Goal of the exercise:
Would you quote the material below from its first line through the line containing "plt.rcParams['mathtext.fontset'] = 'stix'", exactly and with both ends included?

begin Data shown

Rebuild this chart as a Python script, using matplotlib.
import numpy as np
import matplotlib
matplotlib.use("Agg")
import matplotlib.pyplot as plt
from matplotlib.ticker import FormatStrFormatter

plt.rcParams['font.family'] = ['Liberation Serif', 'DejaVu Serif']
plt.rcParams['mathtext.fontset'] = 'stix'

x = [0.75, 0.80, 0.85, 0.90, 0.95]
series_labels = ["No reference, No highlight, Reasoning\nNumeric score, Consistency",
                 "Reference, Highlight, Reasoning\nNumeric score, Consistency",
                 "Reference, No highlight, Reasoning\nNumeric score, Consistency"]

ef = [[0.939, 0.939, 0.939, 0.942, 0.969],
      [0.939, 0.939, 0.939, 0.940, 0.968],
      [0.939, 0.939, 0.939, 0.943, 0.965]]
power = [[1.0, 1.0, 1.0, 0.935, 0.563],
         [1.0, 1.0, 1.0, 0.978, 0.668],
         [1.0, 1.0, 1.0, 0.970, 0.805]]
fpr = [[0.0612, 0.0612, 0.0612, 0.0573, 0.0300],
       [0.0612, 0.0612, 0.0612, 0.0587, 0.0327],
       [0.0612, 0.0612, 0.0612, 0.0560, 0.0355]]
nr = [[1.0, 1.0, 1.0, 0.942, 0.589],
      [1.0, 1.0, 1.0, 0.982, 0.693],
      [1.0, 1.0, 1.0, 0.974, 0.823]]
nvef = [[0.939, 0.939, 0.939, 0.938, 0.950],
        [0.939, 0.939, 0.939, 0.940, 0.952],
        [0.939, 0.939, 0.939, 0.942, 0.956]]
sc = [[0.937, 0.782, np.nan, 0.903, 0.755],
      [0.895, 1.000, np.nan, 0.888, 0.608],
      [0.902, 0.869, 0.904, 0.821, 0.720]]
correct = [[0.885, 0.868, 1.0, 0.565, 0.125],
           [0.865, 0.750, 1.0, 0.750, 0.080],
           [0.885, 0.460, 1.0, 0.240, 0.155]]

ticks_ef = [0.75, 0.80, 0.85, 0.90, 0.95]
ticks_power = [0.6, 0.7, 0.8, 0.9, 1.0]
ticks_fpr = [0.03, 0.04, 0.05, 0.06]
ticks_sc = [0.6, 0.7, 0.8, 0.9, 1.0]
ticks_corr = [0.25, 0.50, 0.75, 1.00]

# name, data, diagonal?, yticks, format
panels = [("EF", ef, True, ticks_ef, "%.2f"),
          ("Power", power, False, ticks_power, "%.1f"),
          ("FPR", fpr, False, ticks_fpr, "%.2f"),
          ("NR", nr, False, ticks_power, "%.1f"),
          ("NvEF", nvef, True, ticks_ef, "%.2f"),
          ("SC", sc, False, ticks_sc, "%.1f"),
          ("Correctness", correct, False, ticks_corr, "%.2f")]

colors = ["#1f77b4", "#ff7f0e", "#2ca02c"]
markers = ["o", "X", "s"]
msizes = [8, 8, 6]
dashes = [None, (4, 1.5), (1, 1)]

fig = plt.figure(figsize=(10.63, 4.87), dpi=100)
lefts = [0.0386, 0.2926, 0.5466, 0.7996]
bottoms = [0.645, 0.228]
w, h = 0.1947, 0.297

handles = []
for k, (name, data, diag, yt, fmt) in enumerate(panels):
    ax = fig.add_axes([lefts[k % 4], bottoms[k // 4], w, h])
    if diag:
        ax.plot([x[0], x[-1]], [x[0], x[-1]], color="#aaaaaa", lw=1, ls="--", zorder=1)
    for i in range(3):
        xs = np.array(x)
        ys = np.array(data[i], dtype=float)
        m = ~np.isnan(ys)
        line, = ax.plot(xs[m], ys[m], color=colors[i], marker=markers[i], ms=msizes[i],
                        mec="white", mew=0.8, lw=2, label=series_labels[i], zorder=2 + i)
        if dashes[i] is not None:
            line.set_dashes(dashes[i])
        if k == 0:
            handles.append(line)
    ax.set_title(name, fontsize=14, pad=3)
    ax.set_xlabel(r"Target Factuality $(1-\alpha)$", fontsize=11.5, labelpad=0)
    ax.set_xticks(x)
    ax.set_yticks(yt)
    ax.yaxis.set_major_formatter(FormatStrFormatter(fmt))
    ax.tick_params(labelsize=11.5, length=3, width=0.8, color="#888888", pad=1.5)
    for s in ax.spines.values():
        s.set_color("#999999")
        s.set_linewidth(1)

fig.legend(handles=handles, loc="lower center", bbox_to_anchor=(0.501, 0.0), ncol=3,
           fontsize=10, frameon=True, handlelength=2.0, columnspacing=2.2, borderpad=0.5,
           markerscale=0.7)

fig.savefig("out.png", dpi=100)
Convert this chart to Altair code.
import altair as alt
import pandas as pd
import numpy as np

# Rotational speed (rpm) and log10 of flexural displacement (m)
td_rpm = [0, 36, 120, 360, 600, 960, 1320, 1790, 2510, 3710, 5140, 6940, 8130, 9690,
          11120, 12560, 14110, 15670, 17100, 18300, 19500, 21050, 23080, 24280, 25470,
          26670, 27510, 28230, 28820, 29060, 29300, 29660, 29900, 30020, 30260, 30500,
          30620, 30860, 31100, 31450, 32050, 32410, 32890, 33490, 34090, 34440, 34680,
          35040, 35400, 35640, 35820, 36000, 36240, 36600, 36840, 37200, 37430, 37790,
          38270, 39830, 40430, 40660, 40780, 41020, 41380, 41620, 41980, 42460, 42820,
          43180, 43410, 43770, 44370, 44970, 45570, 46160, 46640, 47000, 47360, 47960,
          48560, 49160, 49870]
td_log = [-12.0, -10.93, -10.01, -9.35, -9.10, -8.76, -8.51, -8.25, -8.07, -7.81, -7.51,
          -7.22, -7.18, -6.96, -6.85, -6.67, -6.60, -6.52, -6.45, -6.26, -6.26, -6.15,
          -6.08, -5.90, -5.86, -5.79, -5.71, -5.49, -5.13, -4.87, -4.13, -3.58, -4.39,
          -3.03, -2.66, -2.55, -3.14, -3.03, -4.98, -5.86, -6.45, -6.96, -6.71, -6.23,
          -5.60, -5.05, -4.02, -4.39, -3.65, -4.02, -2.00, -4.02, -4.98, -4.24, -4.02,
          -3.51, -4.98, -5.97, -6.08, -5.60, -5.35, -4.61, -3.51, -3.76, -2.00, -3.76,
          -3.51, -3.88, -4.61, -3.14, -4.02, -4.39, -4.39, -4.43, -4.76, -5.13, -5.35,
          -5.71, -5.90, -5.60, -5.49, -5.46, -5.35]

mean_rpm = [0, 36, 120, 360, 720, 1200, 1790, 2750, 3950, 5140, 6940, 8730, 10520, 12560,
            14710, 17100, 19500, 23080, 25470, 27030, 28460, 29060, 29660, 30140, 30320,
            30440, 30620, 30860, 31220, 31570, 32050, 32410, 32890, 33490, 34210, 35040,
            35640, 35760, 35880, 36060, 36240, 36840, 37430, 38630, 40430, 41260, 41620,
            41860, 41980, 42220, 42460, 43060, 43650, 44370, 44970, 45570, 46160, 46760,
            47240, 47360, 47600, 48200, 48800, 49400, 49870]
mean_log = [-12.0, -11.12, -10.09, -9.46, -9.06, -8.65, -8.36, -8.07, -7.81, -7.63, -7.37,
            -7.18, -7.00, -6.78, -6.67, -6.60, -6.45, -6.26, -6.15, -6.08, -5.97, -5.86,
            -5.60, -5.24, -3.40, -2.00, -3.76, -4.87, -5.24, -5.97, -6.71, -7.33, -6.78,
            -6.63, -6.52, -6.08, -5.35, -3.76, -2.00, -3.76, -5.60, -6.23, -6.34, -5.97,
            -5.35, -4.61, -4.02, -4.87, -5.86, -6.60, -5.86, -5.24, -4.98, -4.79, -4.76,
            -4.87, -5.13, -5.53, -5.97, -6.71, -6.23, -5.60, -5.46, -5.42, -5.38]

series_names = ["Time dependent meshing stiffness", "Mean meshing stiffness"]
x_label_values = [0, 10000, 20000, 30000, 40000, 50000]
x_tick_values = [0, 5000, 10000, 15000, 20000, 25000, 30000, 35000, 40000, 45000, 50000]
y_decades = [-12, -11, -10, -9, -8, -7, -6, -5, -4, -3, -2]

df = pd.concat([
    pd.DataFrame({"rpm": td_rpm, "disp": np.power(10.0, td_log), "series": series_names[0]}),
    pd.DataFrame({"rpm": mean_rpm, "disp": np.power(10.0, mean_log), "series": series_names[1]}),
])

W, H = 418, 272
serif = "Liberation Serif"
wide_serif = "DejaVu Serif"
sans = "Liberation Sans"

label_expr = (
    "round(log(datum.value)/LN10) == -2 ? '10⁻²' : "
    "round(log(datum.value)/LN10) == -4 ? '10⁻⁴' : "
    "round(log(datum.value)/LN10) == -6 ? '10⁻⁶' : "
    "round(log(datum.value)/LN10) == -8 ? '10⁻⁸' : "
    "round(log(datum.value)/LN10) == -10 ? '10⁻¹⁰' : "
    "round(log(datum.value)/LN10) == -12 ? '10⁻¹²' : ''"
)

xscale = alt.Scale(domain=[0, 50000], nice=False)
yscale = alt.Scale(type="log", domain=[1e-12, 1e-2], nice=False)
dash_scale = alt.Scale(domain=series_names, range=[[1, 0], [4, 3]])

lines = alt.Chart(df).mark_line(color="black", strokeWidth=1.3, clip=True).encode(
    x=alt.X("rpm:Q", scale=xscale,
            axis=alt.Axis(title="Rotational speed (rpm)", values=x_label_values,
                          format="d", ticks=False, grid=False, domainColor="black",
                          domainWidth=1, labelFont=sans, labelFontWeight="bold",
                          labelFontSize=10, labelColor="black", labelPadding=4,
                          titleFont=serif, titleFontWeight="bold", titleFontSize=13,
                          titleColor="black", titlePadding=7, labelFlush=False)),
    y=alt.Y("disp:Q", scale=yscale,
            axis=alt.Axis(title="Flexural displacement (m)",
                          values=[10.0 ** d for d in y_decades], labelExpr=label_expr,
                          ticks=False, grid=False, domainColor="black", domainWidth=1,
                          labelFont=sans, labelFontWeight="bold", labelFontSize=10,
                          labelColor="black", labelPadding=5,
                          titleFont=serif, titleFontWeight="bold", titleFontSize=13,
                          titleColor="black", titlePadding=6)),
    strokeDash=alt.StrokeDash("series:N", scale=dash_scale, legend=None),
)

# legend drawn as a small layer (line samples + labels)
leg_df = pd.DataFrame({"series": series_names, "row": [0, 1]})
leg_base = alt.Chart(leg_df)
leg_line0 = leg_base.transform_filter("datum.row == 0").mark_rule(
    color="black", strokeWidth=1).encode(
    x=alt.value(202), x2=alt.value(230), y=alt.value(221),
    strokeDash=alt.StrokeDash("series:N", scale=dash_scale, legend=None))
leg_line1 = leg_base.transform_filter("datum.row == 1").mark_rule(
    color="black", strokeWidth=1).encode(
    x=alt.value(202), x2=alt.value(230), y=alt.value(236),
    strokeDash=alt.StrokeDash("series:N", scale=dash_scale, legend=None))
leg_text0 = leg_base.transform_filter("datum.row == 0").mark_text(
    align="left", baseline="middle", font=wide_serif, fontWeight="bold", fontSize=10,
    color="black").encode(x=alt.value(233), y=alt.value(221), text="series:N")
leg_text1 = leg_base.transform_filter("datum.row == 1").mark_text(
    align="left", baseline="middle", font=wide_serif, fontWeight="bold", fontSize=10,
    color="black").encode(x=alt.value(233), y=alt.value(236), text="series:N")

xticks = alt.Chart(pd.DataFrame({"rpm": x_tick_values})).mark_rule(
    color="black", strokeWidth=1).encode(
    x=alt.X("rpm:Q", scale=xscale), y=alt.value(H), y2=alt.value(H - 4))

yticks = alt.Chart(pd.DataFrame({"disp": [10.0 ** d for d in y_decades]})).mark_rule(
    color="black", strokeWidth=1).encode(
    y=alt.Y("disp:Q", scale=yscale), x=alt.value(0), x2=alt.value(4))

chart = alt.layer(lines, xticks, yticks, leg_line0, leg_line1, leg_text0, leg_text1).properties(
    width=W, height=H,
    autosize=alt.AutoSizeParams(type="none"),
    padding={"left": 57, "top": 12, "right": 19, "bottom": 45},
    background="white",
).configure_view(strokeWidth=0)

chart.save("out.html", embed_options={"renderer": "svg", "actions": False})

end Data shown

Answer for this exercise:
Rebuild this chart as a Python script, using matplotlib.
import numpy as np
import matplotlib
matplotlib.use("Agg")
import matplotlib.pyplot as plt
from matplotlib.ticker import FormatStrFormatter

plt.rcParams['font.family'] = ['Liberation Serif', 'DejaVu Serif']
plt.rcParams['mathtext.fontset'] = 'stix'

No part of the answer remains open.